Kabinede göze çarpanlar ise,
yeni Bakanların CV’lerinin çok kabarık ve liyakat sahibi olmalarıdır!
Bu esnada, yok Babacan, yok bilmem ne eski isimleri sürekli küfeye koymaya çalışanlara da şunu söylemek gerek:
O devir artık bitti!
Ve bu kadar güzelliklerin içinde ise, elbette bugün çirkinlikler de vardı!
Yemin töreni öncesi, esnası ve akabinde CHP, HDP ve İyi Parti’nin sergiledikleri terbiyesizlik ve saygısızlık, tarihe aynen de bu harfler ile yazıldı!
“Partili Cumhurbaşkanı na saygı duymayız” lafı, bir safsatadır, bir bahanedir ve terbiyesizliğe kılıf uydurmaktan öte giden bir şey asla değildir!
Zira Gazi Mustafa Kemal hem Devlet Reisi hem CHP genel Başkanı değil miydi, İsmet İnönü ona keza.
Yani bu bahaneyi nereden tutarsanız tutun, elinizde kalır. Seçimler bittikten sonra, seçilen her kim olursa olsun, sadece onu seçenlerin değil, 81 Milyonun Cumhurbaşkanıdır.
Kaldı ki, çoğunluğu alarak bu makama gelmiştir ve ona saygısızlık, tüm Millete saygısızlıktır, Milletin iradesine terbiyesizliktir!
Bunun başka bir izahı yok!
HDP’nin tutumu biraz daha farklı tabii!
Arkadaşım, bu devletin Bayrağına, Marşına, Makamlarına saygı duymuyorsan, o zaman bu ülkede Vekil olma! Olama!
Cumhurbaşkanlığı bir Makamdır.

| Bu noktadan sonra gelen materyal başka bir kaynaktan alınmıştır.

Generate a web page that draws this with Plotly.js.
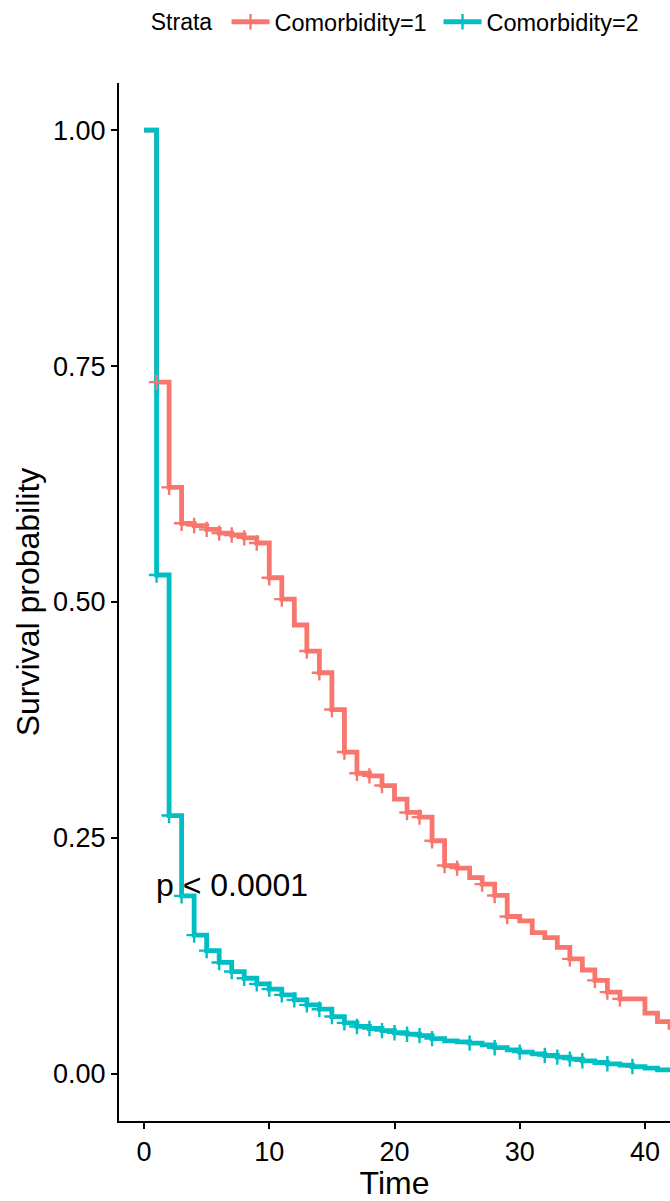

Bu ülkenin de en üst ve en şerefli makamıdır!
Kim olursan ol:
Bu Makama saygı duymak zorundasın!
CHP’nin tabii içinde bulunduğu durum, bugünkü hareketlerini gerektiriyordu. Çünkü baktığımızda, 10 Yıldır Genel Başkanlık koltuğunu işgal eden kişinin de partinin de
Erdoğanfobya ve Erdoğan karşıtlığından başka, hiçbir içeriği yok!
Hiçbir projesi de yok!
Onun için de bu terbiyesizlik ile Muhalefet yaptıklarını zannetmeleri, sanırım gayet doğal!
Aslında başka bir şey de beklemiyorum kendilerinden!

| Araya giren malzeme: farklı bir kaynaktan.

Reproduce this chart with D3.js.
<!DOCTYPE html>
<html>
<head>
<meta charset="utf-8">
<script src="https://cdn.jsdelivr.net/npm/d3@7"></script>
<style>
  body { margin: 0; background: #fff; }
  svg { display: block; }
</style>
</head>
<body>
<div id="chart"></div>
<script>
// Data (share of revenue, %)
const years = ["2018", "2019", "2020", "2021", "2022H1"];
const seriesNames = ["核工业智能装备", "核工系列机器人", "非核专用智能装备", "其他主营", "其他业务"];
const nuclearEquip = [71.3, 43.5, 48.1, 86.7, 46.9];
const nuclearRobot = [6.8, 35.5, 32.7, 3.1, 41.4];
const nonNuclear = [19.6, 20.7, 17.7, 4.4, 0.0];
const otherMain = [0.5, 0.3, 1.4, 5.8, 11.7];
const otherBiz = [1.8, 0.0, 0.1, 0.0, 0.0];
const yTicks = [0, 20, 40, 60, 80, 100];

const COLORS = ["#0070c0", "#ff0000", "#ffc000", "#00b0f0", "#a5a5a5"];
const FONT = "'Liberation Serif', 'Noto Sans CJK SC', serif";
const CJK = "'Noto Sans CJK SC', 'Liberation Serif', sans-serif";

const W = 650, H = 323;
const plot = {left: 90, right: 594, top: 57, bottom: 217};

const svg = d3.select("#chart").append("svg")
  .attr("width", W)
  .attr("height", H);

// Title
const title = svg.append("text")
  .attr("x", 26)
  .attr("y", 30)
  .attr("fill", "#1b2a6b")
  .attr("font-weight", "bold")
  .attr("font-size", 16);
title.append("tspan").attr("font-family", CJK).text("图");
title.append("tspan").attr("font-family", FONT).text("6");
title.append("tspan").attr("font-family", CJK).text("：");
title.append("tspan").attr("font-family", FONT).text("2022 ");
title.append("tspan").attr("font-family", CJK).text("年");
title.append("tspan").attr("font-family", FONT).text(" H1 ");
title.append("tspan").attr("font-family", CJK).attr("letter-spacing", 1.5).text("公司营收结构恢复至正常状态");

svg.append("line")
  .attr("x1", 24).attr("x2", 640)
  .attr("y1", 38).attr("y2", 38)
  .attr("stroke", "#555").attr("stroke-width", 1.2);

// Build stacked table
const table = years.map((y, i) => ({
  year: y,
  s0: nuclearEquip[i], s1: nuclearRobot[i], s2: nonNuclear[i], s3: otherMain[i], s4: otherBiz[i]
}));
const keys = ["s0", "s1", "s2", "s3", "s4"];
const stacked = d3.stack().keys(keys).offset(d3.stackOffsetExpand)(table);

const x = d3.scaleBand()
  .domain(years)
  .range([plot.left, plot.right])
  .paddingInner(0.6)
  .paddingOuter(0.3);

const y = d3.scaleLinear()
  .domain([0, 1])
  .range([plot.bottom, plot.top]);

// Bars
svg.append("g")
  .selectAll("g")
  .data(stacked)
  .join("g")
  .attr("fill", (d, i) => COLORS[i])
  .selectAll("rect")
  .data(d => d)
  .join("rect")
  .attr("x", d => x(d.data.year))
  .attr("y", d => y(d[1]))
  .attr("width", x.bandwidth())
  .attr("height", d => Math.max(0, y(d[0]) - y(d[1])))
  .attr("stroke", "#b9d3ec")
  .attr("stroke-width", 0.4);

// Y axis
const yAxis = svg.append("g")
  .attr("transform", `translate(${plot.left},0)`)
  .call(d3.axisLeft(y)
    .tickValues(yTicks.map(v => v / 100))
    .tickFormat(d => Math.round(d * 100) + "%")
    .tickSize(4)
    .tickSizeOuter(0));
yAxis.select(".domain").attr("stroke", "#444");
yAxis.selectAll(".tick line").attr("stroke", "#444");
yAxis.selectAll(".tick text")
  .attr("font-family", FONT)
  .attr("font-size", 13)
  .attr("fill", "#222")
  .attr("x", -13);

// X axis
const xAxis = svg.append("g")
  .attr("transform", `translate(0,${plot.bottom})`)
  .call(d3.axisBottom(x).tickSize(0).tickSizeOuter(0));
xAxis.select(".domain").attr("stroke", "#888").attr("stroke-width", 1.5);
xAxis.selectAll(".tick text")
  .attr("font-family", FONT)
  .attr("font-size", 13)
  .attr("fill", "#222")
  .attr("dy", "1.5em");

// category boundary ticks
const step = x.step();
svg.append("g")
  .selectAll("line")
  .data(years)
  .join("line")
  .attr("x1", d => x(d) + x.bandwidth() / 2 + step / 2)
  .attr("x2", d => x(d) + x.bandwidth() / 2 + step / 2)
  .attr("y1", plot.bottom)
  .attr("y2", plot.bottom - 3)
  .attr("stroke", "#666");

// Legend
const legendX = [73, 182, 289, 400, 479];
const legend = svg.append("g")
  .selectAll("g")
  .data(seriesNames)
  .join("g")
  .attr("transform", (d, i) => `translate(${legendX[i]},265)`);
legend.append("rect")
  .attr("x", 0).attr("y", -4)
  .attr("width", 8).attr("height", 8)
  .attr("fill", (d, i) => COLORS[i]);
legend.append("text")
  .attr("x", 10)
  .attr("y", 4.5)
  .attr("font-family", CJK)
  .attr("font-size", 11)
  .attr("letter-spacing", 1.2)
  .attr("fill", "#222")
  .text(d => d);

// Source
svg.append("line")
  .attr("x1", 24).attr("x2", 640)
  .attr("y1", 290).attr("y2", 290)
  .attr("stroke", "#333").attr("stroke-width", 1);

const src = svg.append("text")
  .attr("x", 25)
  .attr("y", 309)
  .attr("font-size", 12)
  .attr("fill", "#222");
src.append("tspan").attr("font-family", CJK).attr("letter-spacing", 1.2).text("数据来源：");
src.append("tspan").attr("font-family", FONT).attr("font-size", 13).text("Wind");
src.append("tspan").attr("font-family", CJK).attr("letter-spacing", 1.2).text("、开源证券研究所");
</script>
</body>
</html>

Yani olsa, 16 yıldır, en azından bir proje üretebilirlerdi! Ancak buna şahid olan var mı? Yok. Olacağını da hiç sanmıyorum şahsen.
Beni en çok ümitlendiren, Sayın Başkanın; “Artık mazeret yok” sözü dür!

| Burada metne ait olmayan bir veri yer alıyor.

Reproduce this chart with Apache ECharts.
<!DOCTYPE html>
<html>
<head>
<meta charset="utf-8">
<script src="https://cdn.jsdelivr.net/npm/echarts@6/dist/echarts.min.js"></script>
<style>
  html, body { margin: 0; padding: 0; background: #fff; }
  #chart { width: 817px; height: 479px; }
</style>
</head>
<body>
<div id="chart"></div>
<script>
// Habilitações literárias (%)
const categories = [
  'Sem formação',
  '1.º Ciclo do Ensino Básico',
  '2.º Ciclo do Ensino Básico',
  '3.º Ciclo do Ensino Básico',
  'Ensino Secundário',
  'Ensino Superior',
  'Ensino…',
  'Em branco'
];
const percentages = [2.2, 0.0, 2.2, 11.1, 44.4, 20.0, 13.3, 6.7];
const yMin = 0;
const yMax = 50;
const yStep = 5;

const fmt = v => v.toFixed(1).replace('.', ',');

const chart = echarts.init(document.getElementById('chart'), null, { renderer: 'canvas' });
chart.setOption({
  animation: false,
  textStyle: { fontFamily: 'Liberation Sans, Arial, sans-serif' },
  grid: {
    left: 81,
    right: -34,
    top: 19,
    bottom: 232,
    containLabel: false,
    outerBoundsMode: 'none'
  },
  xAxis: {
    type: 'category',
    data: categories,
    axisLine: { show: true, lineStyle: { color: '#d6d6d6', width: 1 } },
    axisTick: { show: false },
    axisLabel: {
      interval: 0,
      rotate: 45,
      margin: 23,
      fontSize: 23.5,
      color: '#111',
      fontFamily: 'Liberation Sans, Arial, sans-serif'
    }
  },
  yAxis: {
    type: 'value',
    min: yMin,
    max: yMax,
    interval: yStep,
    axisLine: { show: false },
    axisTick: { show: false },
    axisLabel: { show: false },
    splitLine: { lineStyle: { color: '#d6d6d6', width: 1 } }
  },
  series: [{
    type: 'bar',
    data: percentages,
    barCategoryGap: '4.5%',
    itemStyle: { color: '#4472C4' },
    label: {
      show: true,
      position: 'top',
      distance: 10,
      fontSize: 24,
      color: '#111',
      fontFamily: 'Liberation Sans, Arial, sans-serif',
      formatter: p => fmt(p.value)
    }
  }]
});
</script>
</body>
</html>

Çünkü artık Bakanlıklar, sadece birer icraat makamlarıdır ve siyasetin prangalarından da, Bürokrasinin engellerinden de muaftırlar!
Bu saatten sonra, projeler üretip uygulayacaklardır. Hepsi bu. Ha, işini yapmayan da yapamayan da, kendini
kim olursa olsun, kapı önünde bulacaktır!
Araçlara alakası olanlar bilirler, seri olarak üretilen araçlar, güçleri ne olur ise olsun, 250 de, motor kapanır! Daha hızlı, gücüne rağmen gidemez!
Ancak
“Chip Tuning” denilen bir işlemden sonra, bu teknik bariyer ortadan kalkar!
İşte Türkiye bugün bu işlemi yapmıştır!
Gücünü kısıtlayan suni bariyeri ortadan kaldırmıştır!
Bundan sonra, hiçbir siyasinin, hiçbir seçilmişin, hiçbir atanmışın, asla bahanesi olamaz!
Vakit Türkiye vaktidir, Vakit icraat vaktidir!
Halen eski sistemin yasını tutup hayıflanlar da artık kusura bakmasın!
Türkiye’nin otobanında ikaz şeridine geçsinler ve dörtlüleri yakıp, çekiciyi beklesinler!
Belki güzel bir gün gelir de onlar da anlar, terbiyesizlik ile, saygısızlık ile,
hatta ihanet ile muhalefet yapılmayacağını!
İhanet demişken de Eren Erdem den çok yoğun bilgiler geliyor. Bunun doğrultusunda, birilerin canları fena yanacağa benzer!
Herkesin densizliği kendine kalsın. Bugün bir tarih yazıldı ve bizler buna şahid olduk!
Bundan sonraki süreç için çok sevinçli ve heyecan içindeyim!
Allah, Vatana, Millete hayırlı, uğurlu etsin!